Keeping and losing control: where does responsibility lie when anthropological non-fiction goes to market?  
Emma Tarlo (Goldsmiths)

Paper short abstract:

This paper explores the perils and possibilities of writing new forms of anthropological non-fiction. It suggests that questions of responsibility are central not only to how and for whom we write but also for how we engage with our readers in the aftermath.

Paper long abstract:

Anthropologists, like other academics, are expected to prove their impact on the world beyond academia whilst at the same time satisfying the expectations of the discipline. One way of bridging these contradictory demands is through developing new forms of anthropological non-fiction which pay less attention to satisfying scholarly conventions and more attention to the art of writing and politics of readability. But in making anthropological writing more widely accessible, we also risk losing control of the subtlety of the arguments we try to make. In this paper I ask what happens when anthropological writing enters into new spaces of circulation where it risks becoming transformed, re-appropriated and manipulated in unexpected ways.

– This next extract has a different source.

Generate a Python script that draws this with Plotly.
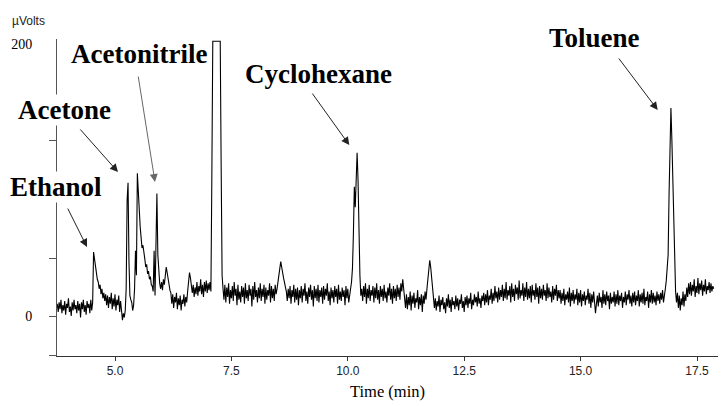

Tracing the complicated afterlives of the book Entanglement: The Secret Lives of Hair, I explore the perils and possibilities of such writing as it enters the volatile echo chambers of social media and becomes repurposed by different groups to different ends. I ask how responsible are we as anthropologists and authors for the afterlives of the books we write? I explore how questions of responsibility are central not only to how and for whom we write but also for how we engage with our readers in the aftermath.